Smallmouths won’t necessarily vacate an area, even though it might seem that way, they just sink closer to the bottom and you have to fish much slower to generate bites. These finesse techniques are not as fun for us anglers but they are effective and you’ll be surprised at how many bonus walleye you’ll run into on most waters.
5. Later In The Season, Use Minnow Baits
As we get later in the summer months and into the fall, more smallmouths will move out of the shallower areas where they spent the spring and summer, towards main basins and their forage preference seems to change. Early in the season, smallmouths eat a lot of crayfish and bugs that hatch from the bottom but as the season progresses and more smallmouths move towards main basin areas, they start to focus more of their foraging effort on pelagic baitfish like smelt, cisco and alewives.
Try to match the hatch by using minnow-imitating lures that are four to six inches in length. I’m surprised every year at the size of the baitfish that I see smallmouths spit out, they eat much bigger baits than we think.

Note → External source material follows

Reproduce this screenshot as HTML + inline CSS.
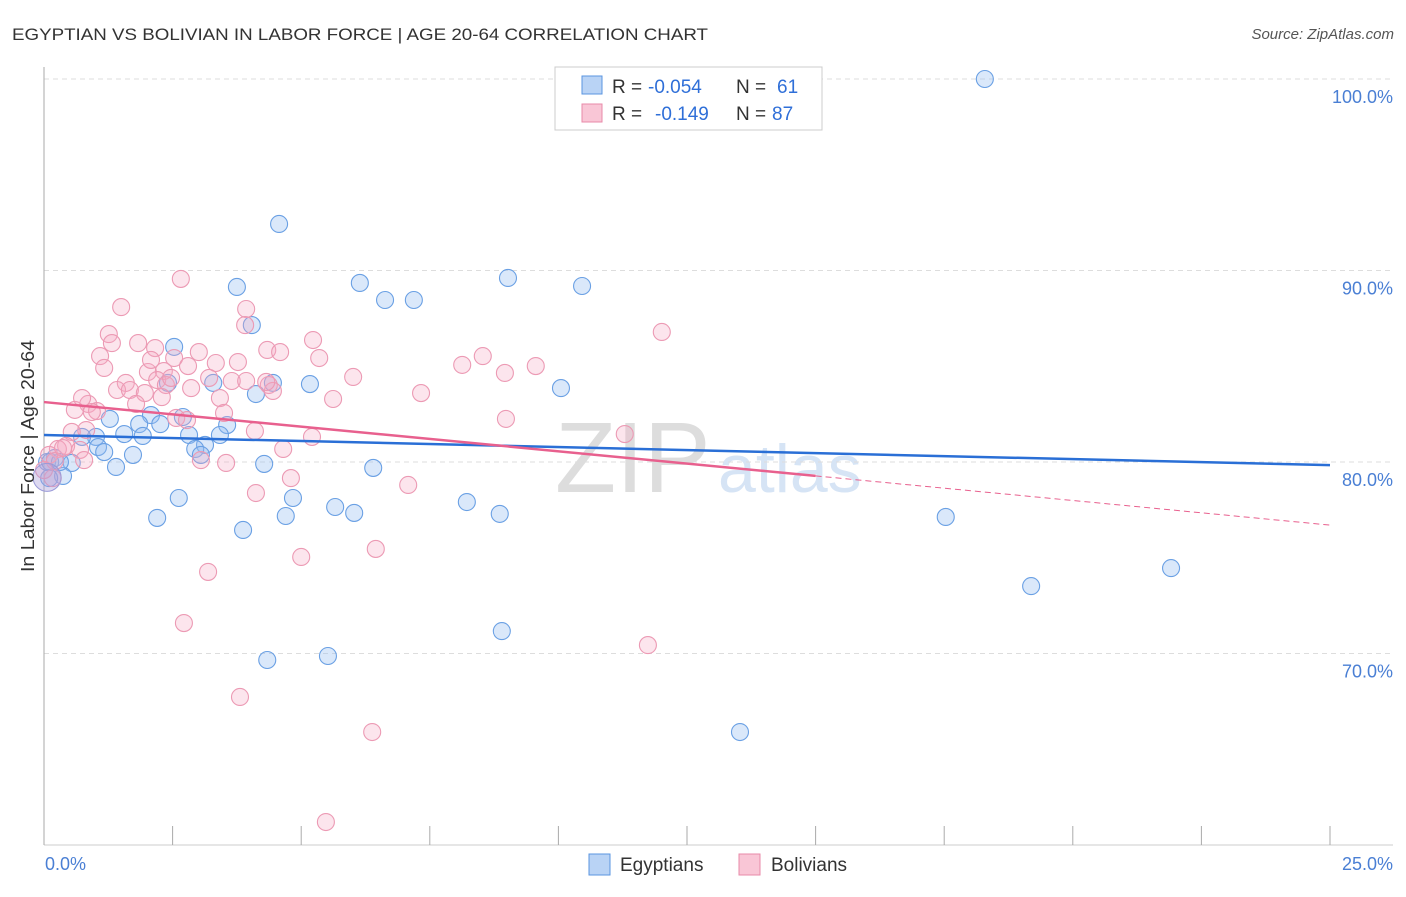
<!DOCTYPE html>
<html><head><meta charset="utf-8"><style>
body{margin:0;background:#fff;font-family:"Liberation Sans",sans-serif}
svg text{font-family:"Liberation Sans",sans-serif}
</style></head><body>
<svg id="chart" width="1406" height="892">
<text x="12" y="40" font-size="17" fill="#333" textLength="696" lengthAdjust="spacingAndGlyphs">EGYPTIAN VS BOLIVIAN IN LABOR FORCE | AGE 20-64 CORRELATION CHART</text>
<text x="1394" y="39" font-size="15" fill="#555" font-style="italic" text-anchor="end">Source: ZipAtlas.com</text>
<text x="555" y="492" font-size="100" fill="#ddd" font-family="Liberation Serif">ZIP</text>
<text x="718" y="492" font-size="68" fill="#d6e4f5">atlas</text>
<g id="grid"></g><g id="axes"></g><g id="marks"></g><g id="trends"></g>
<text transform="translate(34,456) rotate(-90)" font-size="18" fill="#333" text-anchor="middle" textLength="232" lengthAdjust="spacingAndGlyphs">In Labor Force | Age 20-64</text>
<text x="45" y="870" font-size="18" fill="#4a7fd4">0.0%</text>
<text x="1393" y="870" font-size="18" fill="#4a7fd4" text-anchor="end">25.0%</text>
<g>
<rect x="555" y="67" width="267" height="63" fill="#fff" stroke="#ccc"/>
<rect x="582" y="76" width="20" height="18" fill="#b9d3f5" stroke="#5a95e0"/>
<rect x="582" y="104" width="20" height="18" fill="#f9c6d6" stroke="#e88aa8"/>
<text x="612" y="93" font-size="19" fill="#333">R =</text>
<text x="648" y="93" font-size="19" fill="#2f6fd8">-0.054</text>
<text x="736" y="93" font-size="19" fill="#333">N =</text>
<text x="777" y="93" font-size="19" fill="#2f6fd8">61</text>
<text x="612" y="120" font-size="19" fill="#333">R =</text>
<text x="655" y="120" font-size="19" fill="#2f6fd8">-0.149</text>
<text x="736" y="120" font-size="19" fill="#333">N =</text>
<text x="772" y="120" font-size="19" fill="#2f6fd8">87</text>
</g>
<g>
<rect x="589" y="854" width="21" height="21" fill="#b9d3f5" stroke="#5a95e0"/>
<text x="620" y="871" font-size="19" fill="#333">Egyptians</text>
<rect x="739" y="854" width="21" height="21" fill="#f9c6d6" stroke="#e88aa8"/>
<text x="771" y="871" font-size="19" fill="#333">Bolivians</text>
</g>
</svg>
<script>
const yTicks=[100,90,80,70];
const yTickLabels=["100.0%","90.0%","80.0%","70.0%"];
const xTicks=[0,2.5,5,7.5,10,12.5,15,17.5,20,22.5,25];
const egyptX=[18.29,4.57,3.75,6.14,6.63,7.19,9.02,10.46,4.04,2.53,3.29,4.45,5.17,4.12,10.05,2.41,2.70,2.08,1.28,1.85,2.26,3.56,1.56,1.92,2.82,3.13,3.42,1.01,0.74,1.05,1.17,1.73,2.94,3.05,0.54,1.40,0.21,0.06,0.37,0.10,4.28,6.40,2.62,4.84,2.20,4.70,5.66,6.03,8.22,8.86,3.87,17.53,19.19,21.91,8.90,4.34,5.52,13.53,0.12,0.31];
const egyptY=[100,92.43,89.14,89.35,88.46,88.46,89.61,89.19,87.15,86.01,84.13,84.13,84.07,83.55,83.86,84.13,82.35,82.45,82.25,81.98,81.98,81.93,81.46,81.36,81.41,80.89,81.41,81.31,81.31,80.78,80.52,80.37,80.68,80.37,79.95,79.74,80.21,80.0,79.27,79.16,79.90,79.69,78.12,78.12,77.08,77.18,77.65,77.34,77.91,77.29,76.45,77.13,73.52,74.46,71.17,69.66,69.87,65.90,80.0,80.0];
const bolX=[2.66,1.50,3.93,1.26,1.32,1.83,2.16,2.53,1.09,2.80,3.01,3.34,1.17,2.02,2.33,1.59,1.42,1.67,1.96,2.20,2.37,2.86,3.21,3.65,3.93,3.42,2.29,1.79,0.86,0.60,1.03,2.57,2.78,3.50,3.77,4.34,4.59,5.23,5.35,6.01,5.62,4.37,4.45,4.32,7.33,8.13,8.53,8.96,9.56,8.98,12.01,11.29,4.10,4.65,5.21,3.05,3.54,0.82,0.54,0.43,0.70,0.27,0.10,0.21,0.37,0.78,4.12,4.80,7.08,5.00,6.45,3.19,2.72,3.81,6.38,5.48,11.74,3.91,2.08,2.47,0.74,0.93,0.17,0];
const bolY=[89.56,88.09,87.99,86.68,86.21,86.21,85.95,85.43,85.53,85.01,85.74,85.17,84.91,84.70,84.75,84.13,83.76,83.76,83.60,84.28,84.02,83.86,84.39,84.23,84.23,83.34,83.39,83.03,83.03,82.72,82.66,82.30,82.19,82.56,85.22,85.85,85.74,86.37,85.43,84.44,83.29,84.02,83.71,84.18,83.60,85.07,85.53,84.65,85.01,82.25,86.79,81.46,81.62,80.68,81.31,80.10,79.95,81.67,81.57,80.84,80.63,80.68,80.37,80.05,80.73,80.10,78.38,79.16,78.80,75.04,75.46,74.26,71.59,67.73,65.90,61.20,70.44,87.15,85.33,84.39,83.34,82.61,79.16,79.58];
const egyptTrend=[81.41,-0.063];
const bolTrend=[83.13,-0.257];
const bolSolidEnd=15;
const NS="http://www.w3.org/2000/svg";
const X=v=>44+v*51.44, Y=v=>79+(100-v)*19.15;
function mk(tag,attrs,parent){const e=document.createElementNS(NS,tag);for(const k in attrs)e.setAttribute(k,attrs[k]);document.getElementById(parent).appendChild(e);return e;}
yTicks.forEach((t,i)=>{
 const l=mk('line',{x1:44,x2:1393,y1:Y(t),y2:Y(t),stroke:'#ddd','stroke-dasharray':'5,4'},'grid');
 
 
 const tx=mk('text',{x:1393,y:Y(t)+24,'font-size':18,fill:'#4a7fd4','text-anchor':'end'},'grid');
 tx.textContent=yTickLabels[i];
 
 
});
const ax=mk('line',{x1:44,x2:44,y1:67,y2:845,stroke:'#aaa'},'axes');


const bx=mk('line',{x1:44,x2:1393,y1:845,y2:845,stroke:'#ccc'},'axes');


xTicks.forEach(t=>{
 const l=mk('line',{x1:X(t),x2:X(t),y1:826,y2:845,stroke:'#aaa'},'axes');
 
 
});
egyptX.forEach((v,i)=>{
 const c=mk('circle',{cx:X(v),cy:Y(egyptY[i]),r:8.5,fill:'rgba(150,190,240,0.35)',stroke:'#6aa0e4','stroke-width':1.1},'marks');
 
 
});
bolX.forEach((v,i)=>{
 const c=mk('circle',{cx:X(v),cy:Y(bolY[i]),r:8.5,fill:'rgba(245,170,195,0.3)',stroke:'#ec9ab4','stroke-width':1.1},'marks');
 
 
});
const big=mk('circle',{cx:X(0.06),cy:Y(79.2),r:14,fill:'rgba(170,160,220,0.4)',stroke:'#9a9ad8','stroke-width':1},'marks');


const bt=mk('line',{x1:X(0),y1:Y(egyptTrend[0]),x2:X(25),y2:Y(egyptTrend[0]+egyptTrend[1]*25),stroke:'#2a6fd6','stroke-width':2.5},'trends');


const pt=mk('line',{x1:X(0),y1:Y(bolTrend[0]),x2:X(bolSolidEnd),y2:Y(bolTrend[0]+bolTrend[1]*bolSolidEnd),stroke:'#e8608e','stroke-width':2.5},'trends');


const pd=mk('line',{x1:X(bolSolidEnd),y1:Y(bolTrend[0]+bolTrend[1]*bolSolidEnd),x2:X(25),y2:Y(bolTrend[0]+bolTrend[1]*25),stroke:'#e8608e','stroke-width':1,'stroke-dasharray':'6,4'},'trends');


</script>
</body></html>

My favourite bait is a ⅜-oz jig head tipped with a soft plastic jerk shad, which is the most realistic option to replicate these baitfish. You can catch fish both by casting these minnow baits and by hanging them under the boat. They are also effective for catching other predator fish in our lakes like walleye, pike and lake trout. Minnow-imitating umbrella rigs, jerkbaits, flutter spoons, swimbaits and larger topwater baits are all part of my arsenal later in the season as well.